Famous UNLV coach's son begins state race with call for voter IDs


By Scott Sonner
Published December 1st 2005 in Associated Press
RENO, Nev. (AP) - Danny Tarkanian announced his Republican candidacy for Nevada's secretary of state Thursday with a call to establish voter identification cards and require proof of citizenship when registering to vote.

Tarkanian, the son of former UNLV basketball coach Jerry Tarkanian and Las Vegas City Councilwoman Lois Tarkanian, lost a bid for the state Senate last year.

He said he opposes efforts by current Secretary of State Dean Heller, also a Republican, to allow Nevadans to register to vote through Election Day.

"We want to create an opportunity for people to vote, and anyone who wants to vote should have that opportunity. But we've gone so far over to allow that, we have created avenues for voter fraud," he said on KRNV-TV's "Nevada NewsMakers."

If elected, Tarkanian said he would push for a photo identification card that voters would have to present at the polls.

"I think that would clamp down on a lot of voter fraud going on now," he said.

"It isn't our responsibility to push people to the polls - pick them up, drag them out against their will, coerce or pressure them. ... Getting more numbers doesn't mean we did a better job."

Democrats immediately condemned the idea, likening the ID cards to Jim Crow poll taxes once used to discourage blacks from voting.

"Voter ID cards are a bad idea that could prove costly while disenfranchising the poor, elderly and minority voters," said Kirsten Searer, spokeswoman for state Democratic Party in Las Vegas.

"We see it as a poll tax that not only is wrong, but arguably illegal," she said.

Heller did not immediately return calls seeking comment. He is running for the GOP nomination for the congressional seat being vacated by Republican Rep. Jim Gibbons, who is running for governor.

Tarkanian said the idea for a voter ID card was first proposed by the Howard Baker-Jimmy Carter Commission that President Bush appointed to review allegations of voter fraud in Florida after the 2000 presidential election.

The Justice Department earlier this year approved a similar proposal in Georgia that demanded photo identification from all voters. But a federal judge in Atlanta last month barred the state from enforcing the photo-ID law, saying it amounted to an unconstitutional poll tax.

Nineteen states require voters to show identification, but only five request photo ID, according to the National Conference of State Legislatures. Arizona, Florida, Louisiana, South Carolina and South Dakota allow voters without a photo ID to use other forms of identification or sign an affidavit of identity.

Tarkanian said he wants to require Nevadans to show proof of citizenship when they get their drivers license, either with a passport, birth certificate or naturalization papers.

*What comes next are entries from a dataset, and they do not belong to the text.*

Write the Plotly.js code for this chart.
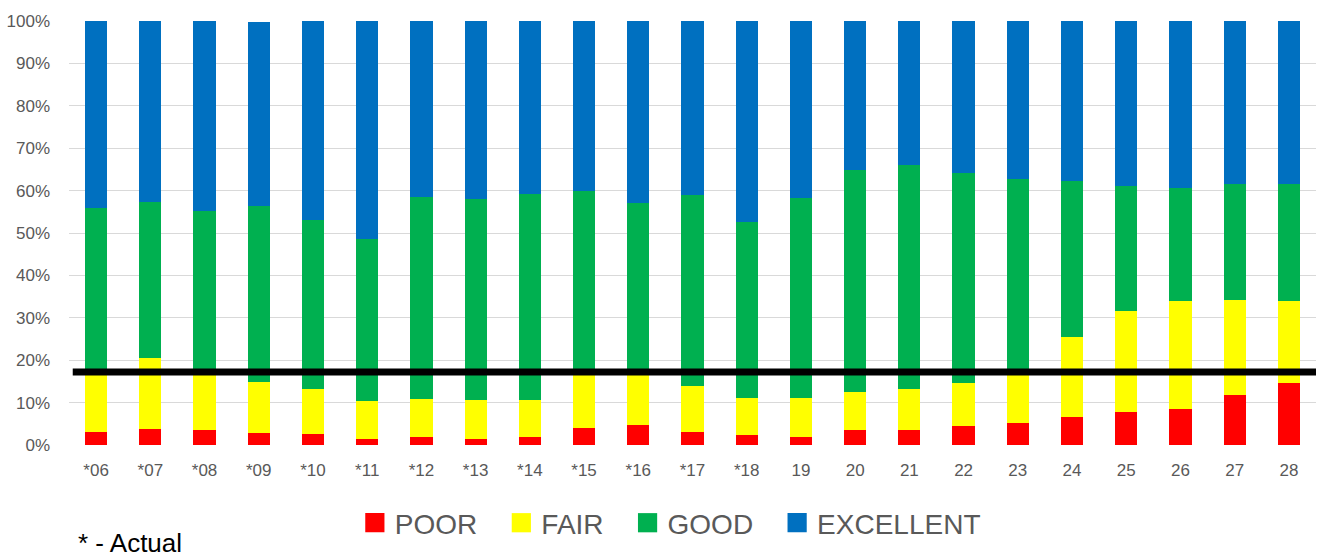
<!DOCTYPE html>
<html>
<head>
<meta charset="utf-8">
<script src="https://cdn.plot.ly/plotly-3.0.1.min.js"></script>
<style>html,body{margin:0;padding:0;background:#fff;}#chart{width:1319px;height:559px;}</style>
</head>
<body>
<div id="chart"></div>
<script>
const categories = ['*06','*07','*08','*09','*10','*11','*12','*13','*14','*15','*16','*17','*18','19','20','21','22','23','24','25','26','27','28'];
const poor      = [3.1, 3.8, 3.5, 2.8, 2.5, 1.5, 1.8, 1.5, 1.8, 4.1, 4.8, 3.1, 2.4, 2.0, 3.6, 3.6, 4.4, 5.3, 6.7, 7.8, 8.6, 11.9, 14.6];
const fair      = [13.9, 16.8, 13.5, 12.1, 10.6, 8.8, 9.0, 9.1, 8.8, 12.7, 12.2, 10.8, 8.7, 9.1, 9.0, 9.7, 10.2, 11.7, 18.7, 23.9, 25.4, 22.3, 19.4];
const good      = [39.0, 36.8, 38.3, 41.4, 40.0, 38.2, 47.8, 47.4, 48.7, 43.0, 40.1, 45.1, 41.5, 47.2, 52.3, 52.8, 49.5, 45.8, 36.9, 29.4, 26.6, 27.4, 27.6];
const excellent = [44.0, 42.6, 44.7, 43.5, 46.9, 51.5, 41.4, 42.0, 40.7, 40.2, 42.9, 41.0, 47.4, 41.7, 35.1, 33.9, 35.9, 37.2, 37.7, 38.9, 39.4, 38.4, 38.4];
const threshold = 17.2;
const seriesNames = ['POOR','FAIR','GOOD','EXCELLENT'];
const seriesColors = ['#FF0000','#FFFF00','#00B050','#0070C0'];
const yTickVals = [0,10,20,30,40,50,60,70,80,90,100];
const yTickText = ['0%','10%','20%','30%','40%','50%','60%','70%','80%','90%','100%'];
const note = '* - Actual';

const seriesData = [poor, fair, good, excellent];
const traces = seriesData.map((vals, i) => ({
  type: 'bar',
  name: seriesNames[i],
  x: categories,
  y: vals,
  marker: {color: seriesColors[i], line: {width: 0}},
  hoverinfo: 'x+y+name'
}));

const extraGap = 19;

const layout = {
  width: 1319,
  height: 559,
  margin: {l: 69, r: 3, t: 21, b: 114},
  barmode: 'stack',
  bargap: 0.59,
  paper_bgcolor: '#ffffff',
  plot_bgcolor: '#ffffff',
  font: {family: 'Liberation Sans, Arial, sans-serif', color: '#595959'},
  xaxis: {
    type: 'category',
    tickfont: {size: 17, color: '#595959'},
    showgrid: false,
    showline: false,
    zeroline: false,
    ticks: '',
    ticklabelstandoff: 13
  },
  yaxis: {
    range: [0, 100],
    tickmode: 'array',
    tickvals: yTickVals,
    ticktext: yTickText,
    tickfont: {size: 17, color: '#595959'},
    showgrid: true,
    gridcolor: '#D9D9D9',
    gridwidth: 1,
    zeroline: false,
    showline: false,
    ticks: '',
    ticklabelstandoff: 18
  },
  showlegend: true,
  legend: {
    orientation: 'h',
    x: 0.214,
    xanchor: 'left',
    y: -0.184,
    yanchor: 'middle',
    itemwidth: 30 + extraGap,
    font: {size: 28, color: '#595959'},
    traceorder: 'normal',
    itemclick: false
  },
  shapes: [{
    type: 'line',
    xref: 'paper',
    yref: 'y',
    x0: 0.003,
    x1: 1,
    y0: threshold,
    y1: threshold,
    line: {color: '#000000', width: 7}
  }],
  annotations: [{
    text: note,
    xref: 'paper',
    yref: 'paper',
    x: 0.006,
    xanchor: 'left',
    y: -0.2305,
    yanchor: 'middle',
    showarrow: false,
    font: {size: 26, color: '#000000', family: 'Liberation Sans, Arial, sans-serif'}
  }]
};

Plotly.newPlot('chart', traces, layout, {displayModeBar: false, staticPlot: true}).then(function (gd) {
  gd.querySelectorAll('.legend .legendpoints path').forEach(function (p) {
    const t = p.getAttribute('transform') || '';
    p.setAttribute('transform', (t + ' translate(' + (extraGap / 2) + ',0) scale(1.6)').trim());
  });
});
</script>
</body>
</html>
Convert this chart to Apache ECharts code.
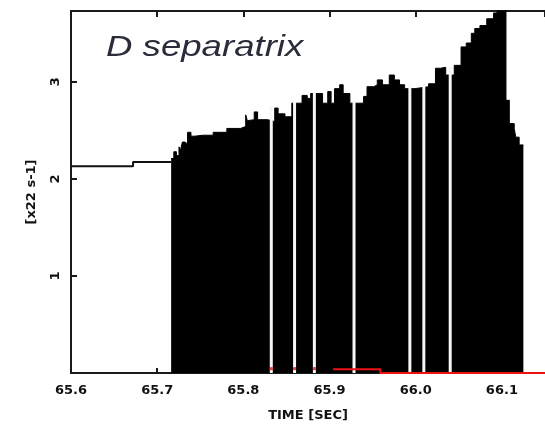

"Then you'd get a voter ID card," he said.

The card would have a "C" on it for citizenship, "or if you didn't have that, you'd have an `L' for legal resident. And when you go to the polls, you'd have to show this card," he said.

Searer said state Democrats advocate "making it as easy as possible to vote."

"Unlike Republicans, we want to do things that encourage people to get out to the polls and exercise their rights," she said about efforts to help senior citizens, the disabled and people without cars get to the polls.

"Quite frankly, those are the people who would have problems going through the hoops that Danny Tarkanian is talking about to get a voter ID card," Searer said.

Tarkanian is the only announced candidate for secretary of state, which oversees elections in Nevada - a battleground state that Bush narrowly carried in each of the past two elections and Bill Clinton won in the two before that.

"Nevada is going to a battleground state again in 2008," Tarkanian said.

"It is going to be very contentious election and the person who oversees the election process, ensures the fairness of it is the secretary of state," he said.

Tarkanian said he visited parts of rural Nevada the past few months to gauge support for a campaign.

"I want to get into politics. I think politics is the greatest opportunity to create a positive aspect in peoples' lives," he said. "My mother is doing that now and I see all that she is accomplishing."

A lawyer who started his own firm and co-founded a development company, Tarkanian was the captain and starting point guard on his father's top-ranked team at UNLV in 1984 and was drafted by the San Antonio Spurs.

He also served as an assistant coach to his father at Fresno State in 1995. He returned to Las Vegas in 2002 and founded the nonprofit Tarkanian Basketball Academy.